▶ Your instructions
Do not copy the pictures. Write out the lines from the start of the entries through the line containing "const xMax = 45, yMax = 0.8;".

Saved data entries

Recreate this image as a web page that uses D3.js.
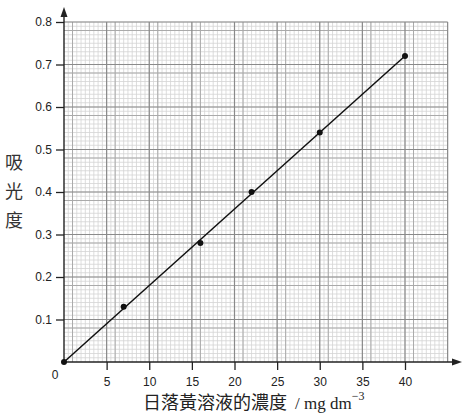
<!DOCTYPE html>
<html><head><meta charset="utf-8">
<script src="https://cdn.jsdelivr.net/npm/d3@7"></script>
<style>body{margin:0;background:#fff}svg{display:block}</style>
</head><body>
<script>
const concentration = [0, 7, 16, 22, 30, 40];
const absorbance = [0, 0.13, 0.28, 0.40, 0.54, 0.72];
const xTicks = [5, 10, 15, 20, 25, 30, 35, 40];
const yTicks = [0.1, 0.2, 0.3, 0.4, 0.5, 0.6, 0.7, 0.8];
const fitLine = [[0, 0], [40, 0.72]];

const W = 469, H = 417;
const svg = d3.select("body").append("svg").attr("width", W).attr("height", H);
const x = d3.scaleLinear().domain([0, 40]).range([64, 405]);
const y = d3.scaleLinear().domain([0, 0.8]).range([362, 22]);
const xMax = 45, yMax = 0.8;

const grid = svg.append("g");
// fine grid
for (let i = 1; i <= xMax * 2; i++) {
  const v = i / 2;
  grid.append("line").attr("x1", x(v)).attr("x2", x(v)).attr("y1", y(0)).attr("y2", y(yMax))
    .attr("stroke", "#d4d4d4").attr("stroke-width", 0.8);
}
for (let i = 1; i <= 80; i++) {
  const v = i / 100;
  grid.append("line").attr("x1", x(0)).attr("x2", x(xMax)).attr("y1", y(v)).attr("y2", y(v))
    .attr("stroke", "#d4d4d4").attr("stroke-width", 0.8);
}
// medium grid (offset, as on the paper)
for (let v = 1; v <= xMax; v += 5) {
  grid.append("line").attr("x1", x(v)).attr("x2", x(v)).attr("y1", y(0)).attr("y2", y(yMax))
    .attr("stroke", "#aaa").attr("stroke-width", 1);
}
for (let k = 0; k < 8; k++) {
  const v = k / 10 + 0.08;
  grid.append("line").attr("x1", x(0)).attr("x2", x(xMax)).attr("y1", y(v)).attr("y2", y(v))
    .attr("stroke", "#aaa").attr("stroke-width", 1);
}
// major grid
for (let v = 5; v <= xMax; v += 5) {
  grid.append("line").attr("x1", x(v)).attr("x2", x(v)).attr("y1", y(0)).attr("y2", y(yMax))
    .attr("stroke", "#8a8a8a").attr("stroke-width", 1.2);
}
yTicks.forEach(v => {
  grid.append("line").attr("x1", x(0)).attr("x2", x(xMax)).attr("y1", y(v)).attr("y2", y(v))
    .attr("stroke", "#8a8a8a").attr("stroke-width", 1.2);
});

// axes
const xAxis = d3.axisBottom(x).tickValues(xTicks).tickSize(8).tickPadding(5).tickFormat(d3.format("d"));
const yAxis = d3.axisLeft(y).tickValues(yTicks).tickSize(8).tickPadding(4).tickFormat(d3.format(".1f"));
const gx = svg.append("g").attr("transform", `translate(0,${y(0)})`).call(xAxis);
const gy = svg.append("g").attr("transform", `translate(${x(0)},0)`).call(yAxis);
[gx, gy].forEach(g => {
  g.select(".domain").remove();
  g.selectAll(".tick line").attr("stroke", "#222").attr("stroke-width", 1.3);
  g.selectAll(".tick text").attr("font-family", "Liberation Sans, Arial, sans-serif")
    .attr("font-size", 12).attr("fill", "#222");
});
gx.selectAll(".tick text").attr("dy", "0.9em");

// axis lines with arrows
svg.append("line").attr("x1", x(0)).attr("x2", 456).attr("y1", y(0)).attr("y2", y(0))
  .attr("stroke", "#222").attr("stroke-width", 1.4);
svg.append("path").attr("d", `M462,${y(0)} L452,${y(0)-3.5} L452,${y(0)+3.5} Z`).attr("fill", "#222");
svg.append("line").attr("x1", x(0)).attr("x2", x(0)).attr("y1", y(0)).attr("y2", 14)
  .attr("stroke", "#222").attr("stroke-width", 1.4);
svg.append("path").attr("d", `M${x(0)},7 L${x(0)-3.5},17 L${x(0)+3.5},17 Z`).attr("fill", "#222");

svg.append("text").attr("x", 55).attr("y", 379).attr("text-anchor", "middle")
  .attr("font-family", "Liberation Sans, Arial, sans-serif").attr("font-size", 12).attr("fill", "#222").text("0");

// best-fit line
svg.append("path").datum(fitLine)
  .attr("d", d3.line().x(d => x(d[0])).y(d => y(d[1])))
  .attr("stroke", "#111").attr("stroke-width", 1.5).attr("fill", "none");

// points
svg.append("g").selectAll("circle").data(concentration.map((c, i) => [c, absorbance[i]]))
  .join("circle").attr("cx", d => x(d[0])).attr("cy", d => y(d[1])).attr("r", 3).attr("fill", "#111");

// y label
const yl = svg.append("text").attr("font-family", "Noto Sans CJK TC, sans-serif").attr("font-size", 18).attr("fill", "#333")
  .attr("text-anchor", "middle");
["吸", "光", "度"].forEach((ch, i) => {
  yl.append("tspan").attr("x", 14).attr("y", 169 + i * 29).text(ch);
});

// x label
const xl = svg.append("text").attr("x", 143).attr("y", 409).attr("fill", "#222");
xl.append("tspan").attr("font-family", "Noto Sans CJK TC, sans-serif").attr("font-size", 18).text("日落黃溶液的濃度");
xl.append("tspan").attr("font-family", "Liberation Serif, Times New Roman, serif").attr("font-size", 17).attr("dx", 8).text("/ mg dm");
xl.append("tspan").attr("font-family", "Liberation Serif, Times New Roman, serif").attr("font-size", 12).attr("dy", -9).text("−3");
</script>
</body></html>
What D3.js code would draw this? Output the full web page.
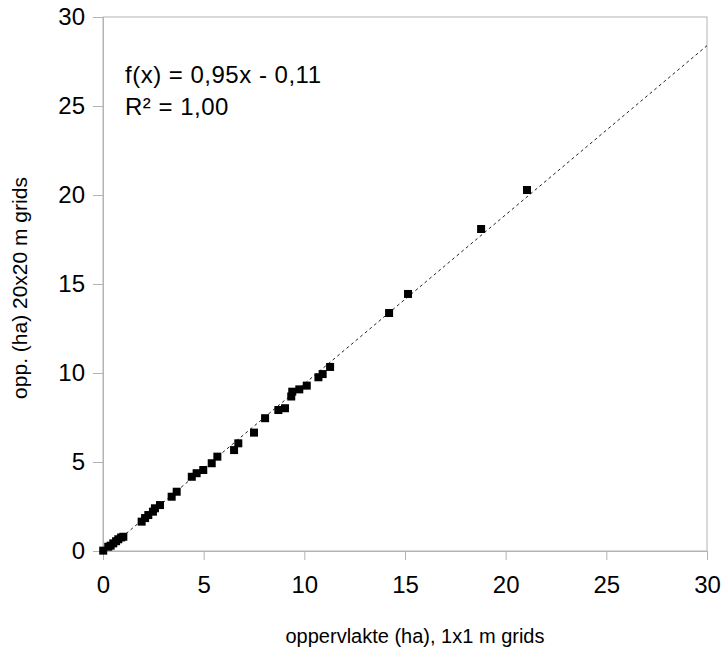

▶ Task solution
Recreate this image as a web page that uses D3.js.
<!DOCTYPE html>
<html><head><meta charset="utf-8">
<script src="https://cdn.jsdelivr.net/npm/d3@7"></script>
<style>body{margin:0;background:#fff}svg{display:block}</style>
</head><body>
<script>
const concentration = [0, 7, 16, 22, 30, 40];
const absorbance = [0, 0.13, 0.28, 0.40, 0.54, 0.72];
const xTicks = [5, 10, 15, 20, 25, 30, 35, 40];
const yTicks = [0.1, 0.2, 0.3, 0.4, 0.5, 0.6, 0.7, 0.8];
const fitLine = [[0, 0], [40, 0.72]];

const W = 469, H = 417;
const svg = d3.select("body").append("svg").attr("width", W).attr("height", H);
const x = d3.scaleLinear().domain([0, 40]).range([64, 405]);
const y = d3.scaleLinear().domain([0, 0.8]).range([362, 22]);
const xMax = 45, yMax = 0.8;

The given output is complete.